O palco apresentou-se despido, com a bateria a meio, ladeada, à direita, pelos amplificadores de baixo e guitarra de Tim e Cabeleira e, à esquerda, por mais dois amplificadores Orange que, no entanto, de nada serviram a Gui, que ocupava esse lado da boca de cena. Arrancado o concerto com o tema que os Xutos criaram para o “Som da Frente” de António Sérgio, no entanto, toda a gente esqueceu aqueles amplificadores cor de laranja para se concentrar no que o quarteto fantástico tinha para nos oferecer.

Umas breves ideias sobre o público: parece não existir meio-termo – havia pais de meia idade (e alguns avós) e filhos adolescentes (e talvez alguns netos), mas escasseavam gerações no meio, facto que talvez se explique porque os Xutos colocaram no centro do concerto um disco com 35 anos. Muitas das pessoas que ali estavam seriam elas mesmas adolescentes quando o tema ‘Contentores’ rebentou em tudo o que era rádio deste país. Essas pessoas não faltaram à chamada, muitas certamente por quererem revisitar os temas que lhes serviram de banda sonora a uma fase importante da vida, outras porque fizeram questão de mostrar à descendência como é que se rockava no seu tempo. Todos pretextos válidos, pois claro.

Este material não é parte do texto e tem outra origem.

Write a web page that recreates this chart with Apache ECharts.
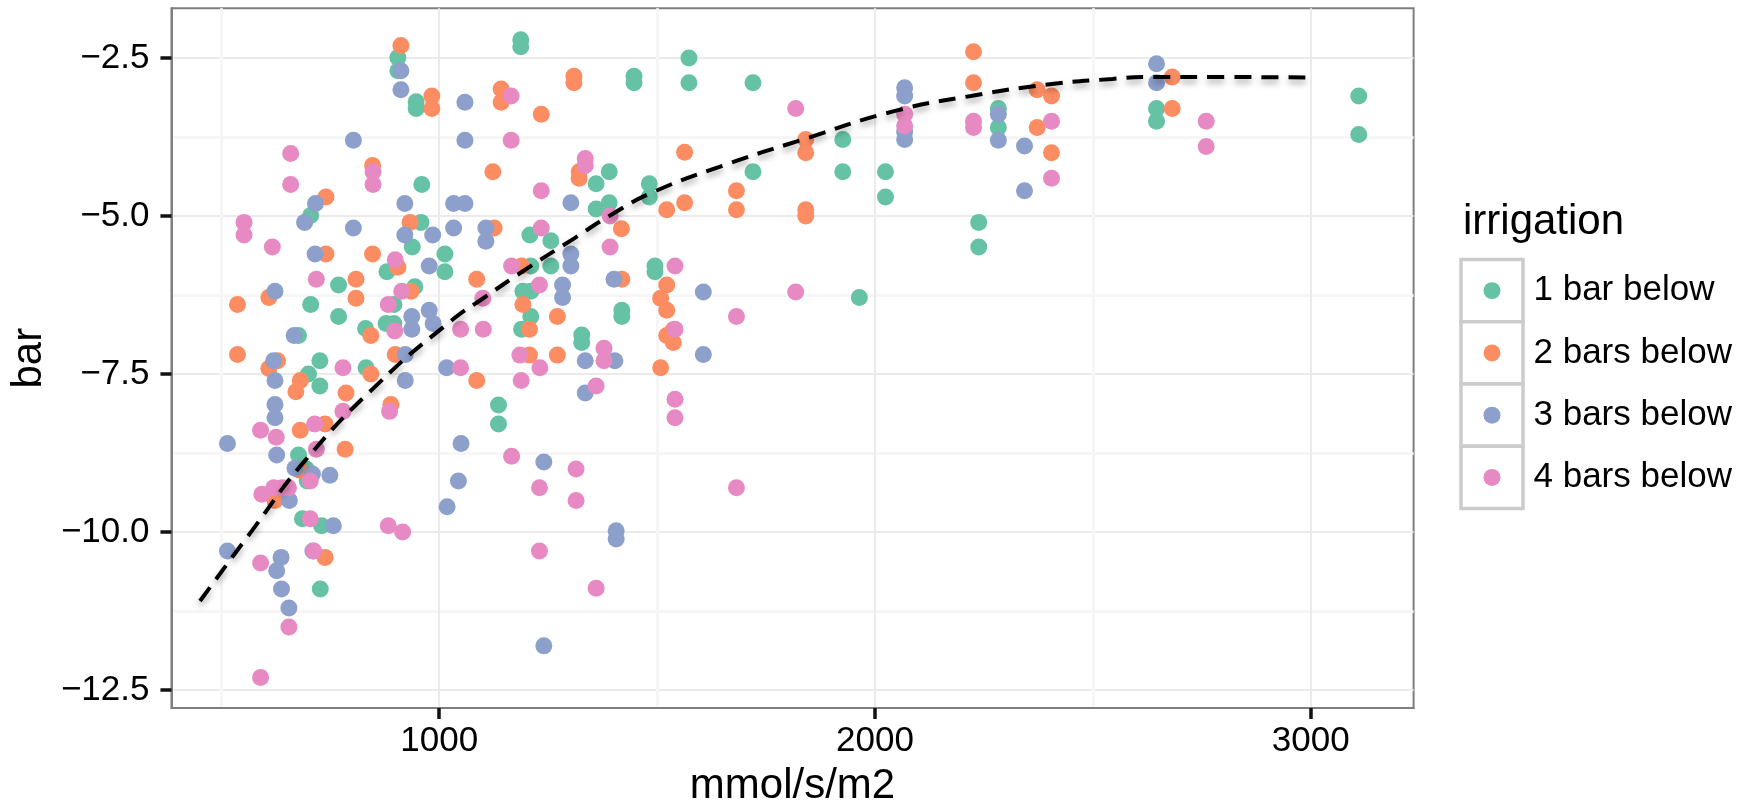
<!DOCTYPE html>
<html>
<head>
<meta charset="utf-8">
<title>irrigation scatter</title>
<script src="https://cdn.jsdelivr.net/npm/echarts@6/dist/echarts.min.js"></script>
<style>
  html, body { margin: 0; padding: 0; background: #fff; }
  #chart { width: 1754px; height: 812px; }
</style>
</head>
<body>
<div id="chart"></div>
<script>
// ---- data: [flux (mmol/s/m2), water potential (bar)] per irrigation group ----
const seriesNames = ['1 bar below', '2 bars below', '3 bars below', '4 bars below'];

const bar1Below = [
  [1187,-2.21],[1187,-2.32],[905,-2.49],[905,-2.70],[947,-3.19],[947,-3.30],[1447,-2.79],[1447,-2.89],
  [1573,-2.50],[1573,-2.89],[1720,-2.89],[2283,-3.30],[2283,-3.60],[2646,-3.30],[2646,-3.50],[3110,-3.10],
  [3110,-3.71],[960,-4.50],[1390,-4.30],[1360,-4.49],[1482,-4.49],[1482,-4.70],[1720,-4.30],[1926,-3.79],
  [1926,-4.30],[2024,-4.30],[2024,-4.70],[1360,-4.89],[1390,-4.79],[2238,-5.10],[2238,-5.49],[705,-4.99],
  [958,-5.10],[938,-5.49],[1208,-5.30],[1256,-5.39],[1013,-5.60],[1013,-5.88],[880,-5.88],[1210,-5.79],
  [1256,-5.79],[1495,-5.79],[1495,-5.88],[769,-6.09],[944,-6.12],[705,-6.40],[896,-6.40],[1192,-6.19],
  [1210,-6.19],[769,-6.59],[878,-6.70],[896,-6.70],[1210,-6.59],[1419,-6.49],[1419,-6.59],[831,-6.78],
  [1189,-6.79],[1327,-6.88],[1327,-7.00],[1964,-6.29],[677,-6.89],[726,-7.29],[700,-7.50],[832,-7.40],
  [726,-7.69],[1136,-7.99],[1136,-8.29],[677,-8.78],[695,-9.00],[697,-9.19],[686,-9.79],[730,-9.90],
  [727,-10.90]
];

const bars2Below = [
  [912,-2.30],[983,-3.10],[983,-3.30],[1142,-2.99],[1142,-3.20],[1234,-3.39],[1309,-2.79],[1309,-2.89],
  [2226,-2.40],[2226,-2.89],[2372,-3.00],[2405,-3.10],[2372,-3.60],[2405,-4.00],[2682,-2.80],[2682,-3.30],
  [1563,-3.99],[1841,-3.79],[1841,-4.00],[847,-4.20],[1123,-4.30],[1321,-4.30],[1321,-4.40],[740,-4.70],
  [933,-5.10],[1126,-5.19],[1418,-5.20],[1522,-4.90],[1563,-4.79],[1682,-4.60],[1682,-4.90],[1841,-4.90],
  [1841,-5.00],[740,-5.60],[847,-5.60],[905,-5.81],[1189,-5.79],[809,-6.00],[1086,-6.00],[1419,-6.00],
  [935,-6.19],[609,-6.29],[537,-6.40],[809,-6.30],[1522,-6.09],[1508,-6.30],[1522,-6.49],[1192,-6.40],
  [1271,-6.59],[843,-6.89],[1207,-6.79],[1522,-6.89],[1537,-6.80],[1537,-7.00],[537,-7.19],[899,-7.19],
  [629,-7.29],[609,-7.41],[1207,-7.20],[1271,-7.20],[681,-7.60],[671,-7.78],[843,-7.50],[786,-7.80],
  [1508,-7.40],[1086,-7.60],[889,-7.98],[681,-8.39],[738,-8.29],[784,-8.69],[680,-9.02],[623,-9.50],
  [738,-10.40]
];

const bars3Below = [
  [912,-2.70],[912,-3.00],[1059,-3.20],[2068,-2.97],[2068,-3.10],[2068,-3.67],[2068,-3.79],[2283,-3.39],
  [2283,-3.80],[2343,-3.89],[2343,-4.60],[2646,-2.59],[2646,-2.89],[803,-3.80],[1059,-3.80],[716,-4.80],
  [691,-5.10],[921,-4.80],[1033,-4.80],[1059,-4.80],[1302,-4.79],[803,-5.19],[921,-5.30],[985,-5.30],
  [1033,-5.19],[1107,-5.19],[1107,-5.40],[715,-5.60],[1302,-5.60],[1302,-5.79],[977,-5.79],[1401,-6.00],
  [1283,-6.09],[1283,-6.29],[1606,-6.20],[623,-6.19],[937,-6.59],[937,-6.79],[977,-6.49],[986,-6.70],
  [667,-6.89],[922,-7.19],[620,-7.29],[623,-7.60],[922,-7.60],[1017,-7.40],[1335,-7.29],[1403,-7.29],
  [1606,-7.19],[1335,-7.80],[623,-7.98],[623,-8.19],[514,-8.60],[1050,-8.60],[627,-8.78],[669,-8.99],
  [709,-9.08],[749,-9.10],[656,-9.50],[757,-9.90],[1044,-9.19],[1240,-8.89],[1018,-9.60],[1406,-9.98],
  [1406,-10.11],[514,-10.30],[637,-10.40],[627,-10.61],[710,-10.30],[638,-10.90],[655,-11.20],[1240,-11.80]
];

const bars4Below = [
  [1165,-3.10],[1165,-3.80],[1818,-3.30],[2068,-3.39],[2068,-3.57],[2226,-3.50],[2226,-3.60],[2405,-3.50],
  [2405,-4.40],[2760,-3.50],[2760,-3.90],[659,-4.01],[659,-4.50],[848,-4.30],[848,-4.50],[1335,-4.09],
  [1335,-4.20],[1234,-4.60],[552,-5.10],[552,-5.30],[1392,-5.00],[1234,-5.19],[617,-5.49],[1392,-5.49],
  [899,-5.69],[1166,-5.79],[1541,-5.79],[718,-6.00],[914,-6.19],[1230,-6.09],[883,-6.40],[1100,-6.30],
  [898,-6.82],[1049,-6.79],[1101,-6.79],[1541,-6.79],[1682,-6.59],[1818,-6.20],[1378,-7.09],[1378,-7.29],
  [1185,-7.20],[779,-7.40],[1049,-7.40],[1231,-7.40],[1188,-7.60],[1360,-7.69],[1541,-7.90],[1541,-8.19],
  [779,-8.09],[886,-8.09],[590,-8.39],[626,-8.50],[714,-8.29],[718,-8.69],[1166,-8.80],[1314,-9.00],
  [1230,-9.30],[1314,-9.50],[1682,-9.30],[593,-9.40],[620,-9.30],[639,-9.30],[654,-9.30],[704,-9.19],
  [704,-9.79],[883,-9.90],[916,-10.00],[590,-10.49],[712,-10.30],[655,-11.50],[590,-12.30],[1230,-10.30],
  [1360,-10.89]
];

// fitted trend (dashed curve)
const fitCurve = [
  [451,-11.09],[570,-9.98],[692,-8.87],[857,-7.67],[1025,-6.67],[1101,-6.30],[1208,-5.80],[1308,-5.36],
  [1392,-4.99],[1491,-4.62],[1660,-4.18],[1834,-3.79],[2044,-3.34],[2220,-3.10],[2396,-2.92],[2545,-2.83],
  [2624,-2.80],[2803,-2.80],[3000,-2.81]
];

// axis ticks
const xTicks = [1000, 2000, 3000];
const xMinorTicks = [500, 1500, 2500];
const yTicks = [-12.5, -10, -7.5, -5, -2.5];
const yMinorTicks = [-11.25, -8.75, -6.25, -3.75];

const groupColors = ['#66C2A5', '#FC8D62', '#8DA0CB', '#E78AC3'];
const FONT = 'Liberation Sans, Arial, Helvetica, sans-serif';
const TICK_FONT = 35;
const TITLE_FONT = 42;

const X_RANGE = [385.5, 3235.9];
const Y_RANGE = [-12.783, -1.713];

const fmtX = v => String(v);
const fmtY = v => v.toFixed(1).replace('-', '\u2212');

const chart = echarts.init(document.getElementById('chart'), null, { renderer: 'canvas' });

const groups = [bar1Below, bars2Below, bars3Below, bars4Below];

const scatterSeries = groups.map((pts, i) => ({
  name: seriesNames[i],
  type: 'scatter',
  data: pts,
  symbol: 'circle',
  symbolSize: 17,
  itemStyle: { color: groupColors[i], opacity: 1 },
  emphasis: { disabled: true },
  z: 2
}));

const minorSplit = { show: true, lineStyle: { color: '#F6F6F6', width: 3 } };
const majorSplit = { show: true, lineStyle: { color: '#EBEBEB', width: 2 } };

// legend key boxes
const keyBoxes = [0, 1, 2, 3].map(i => ({
  type: 'rect',
  shape: { x: 1461, y: 259.5 + i * 62.25, width: 62, height: 62.25 },
  style: { fill: '#fff', stroke: '#CCCCCC', lineWidth: 3.5 },
  z: 0
}));

chart.setOption({
  animation: false,
  backgroundColor: '#fff',
  grid: {
    left: 171.4, right: 340.4, top: 8.3, bottom: 100.3,
    show: true, borderColor: '#7F7F7F', borderWidth: 2, backgroundColor: '#fff'
  },
  xAxis: [
    {
      type: 'value', min: X_RANGE[0], max: X_RANGE[1],
      name: 'mmol/s/m2', nameLocation: 'middle', nameGap: 57,
      nameTextStyle: { fontSize: TITLE_FONT, color: '#000', fontFamily: FONT },
      axisLine: { show: true, lineStyle: { color: '#7F7F7F', width: 2 } },
      axisTick: { show: true, customValues: xTicks, length: 11, lineStyle: { color: '#111', width: 3.5 } },
      axisLabel: { customValues: xTicks, margin: 16, fontSize: TICK_FONT, color: '#000', fontFamily: FONT, formatter: fmtX },
      splitLine: majorSplit
    },
    {
      type: 'value', min: X_RANGE[0], max: X_RANGE[1], position: 'bottom',
      axisLine: { show: false },
      axisTick: { show: false, customValues: xMinorTicks },
      axisLabel: { show: false, customValues: xMinorTicks },
      splitLine: minorSplit
    }
  ],
  yAxis: [
    {
      type: 'value', min: Y_RANGE[0], max: Y_RANGE[1],
      name: 'bar', nameLocation: 'middle', nameGap: 118,
      nameTextStyle: { fontSize: TITLE_FONT, color: '#000', fontFamily: FONT },
      axisLine: { show: true, lineStyle: { color: '#7F7F7F', width: 2 } },
      axisTick: { show: true, customValues: yTicks, length: 11, lineStyle: { color: '#111', width: 3.5 } },
      axisLabel: { customValues: yTicks, margin: 22, fontSize: TICK_FONT, color: '#000', fontFamily: FONT, formatter: fmtY },
      splitLine: majorSplit
    },
    {
      type: 'value', min: Y_RANGE[0], max: Y_RANGE[1], position: 'left',
      axisLine: { show: false },
      axisTick: { show: false, customValues: yMinorTicks },
      axisLabel: { show: false, customValues: yMinorTicks },
      splitLine: minorSplit
    }
  ],
  legend: {
    data: seriesNames,
    orient: 'vertical',
    left: 1483.5, top: 259.5,
    padding: 0,
    itemGap: 0,
    itemWidth: 17, itemHeight: 17,
    icon: 'circle',
    selectedMode: false,
    textStyle: { fontSize: TICK_FONT, color: '#000', fontFamily: FONT, lineHeight: 62.25, padding: [0, 0, 0, 28] }
  },
  graphic: [
    ...keyBoxes,
    {
      type: 'text', left: 1463, top: 201,
      style: { text: 'irrigation', fontSize: TITLE_FONT, fill: '#000', fontFamily: FONT },
      z: 5
    }
  ],
  series: [
    ...scatterSeries,
    {
      name: 'fit',
      type: 'line',
      data: fitCurve,
      smooth: 0.5,
      showSymbol: false,
      symbol: 'none',
      silent: true,
      lineStyle: {
        color: '#000', width: 4, type: [17, 10],
        shadowColor: 'rgba(0,0,0,0.35)', shadowBlur: 6, shadowOffsetY: 4
      },
      z: 5
    }
  ]
});
</script>
</body>
</html>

‘Esquadrão da Morte’, ‘1º de Agosto’, ‘Conta-me Histórias’, ‘Remar, Remar’, ‘A Minha Aventura Homossexual com o General Custer’, ‘Sou Bom’ e ‘A Minha Casinha’ preencheram o primeiro ato que nos mostrou, a espaços, os Xutos em modo “power trio”, com Gui, nas pausas das suas incursões saxofonísticas sempre assertivas, remetido a segundas vozes ou mesmo a um discreto silêncio. E com o músculo inalterado de Kalu, a guitarra sempre eletrificadamente sinuosa de João Cabeleira e o baixo pulsante de Tim, a verdade é que nada mais é realmente necessário, com a força das canções a revelar-se intacta, mesmo após tanto uso (e talvez até algum abuso...) a que foram submetidas.

Depois do emocional interlúdio com um bonito e jovem Zé Pedro a meter os pontos nos ii, veio o alinhamento do álbum de 1987, sempre com ilustração certeira de João Pombeiro: em ‘Sai Para a Rua’, por exemplo, surgiram imagens de manifestações condizentes com o que nos mostrava a televisão umas horas antes (talvez o país, nalgumas coisas, pelo menos, permaneça igual, mesmo se uma geração mais tarde...) e depois ‘Pensão’ deu o mote certo para um desfile de néones clássicos de pensões, hotéis de segunda e residenciais, aqueles lugares onde dantes se dava o que se andava a prometer.

No clássico ‘Esta Cidade’, talvez uma das melhores canções dos Xutos, a menção a “filhos da puta” fez os pais na fila à frente do repórter olharem para a filha pré-adolescente com ar semi-embaraçado, semi-“já-sabes-que-estas-coisas-não-são-para-se-dizer”, mas os braços no ar na peça seguinte, ‘N’América’, foram sinal de que esses “palavrões” já pouco importavam.

E depois, já quase no final, o trio de trunfos eternos: ‘Não Sou o Único’, ‘Vida Malvada’ e ‘Circo de Feras’, canções carregadas de história e de histórias que as pessoas cantam porque as carregam bem fundo na memória e na história de vida, algo que se percebe bem quando se observa a intensidade da entrega do público. A fazer todos estes temas soarem com mais drama e corpo elétrico esteve Tó Trips, esclarecendo enfim porque estavam ali os amplificadores Orange. O agora ‘makumbeiro’ conhece bem os Xutos: fez-lhes primeiras partes quando ainda integrava os Lulu Blind e ganhou definitivo impulso elétrico ligado à voltagem de Zé Pedro e restantes companheiros. Estar ali a fazer as vezes do seu grande amigo é ato de justiça poética para ambos – não haverá ninguém melhor para calçar aquelas botas, de facto.

O concerto terminou após um emotivo discurso de Tim que falou no “acreditar” e que acrescentou que o que ali vimos todos “são memórias muito...” deixando às reticências o papel de sugerirem o que se percebeu bem que lhe enchia o coração. Seguiram-se ‘Morte Lenta’ e ‘À Minha Maneira’, dois rebuçados de elevado grau calórico-voltaico que saciaram toda a gente. Hoje, amanhã e depois haverá mais. Com a promessa de podermos todos um dia destes rever o espetáculo na TV. As gerações futuras hão de também agradecer porque os Xutos, já ninguém duvida, são para sempre.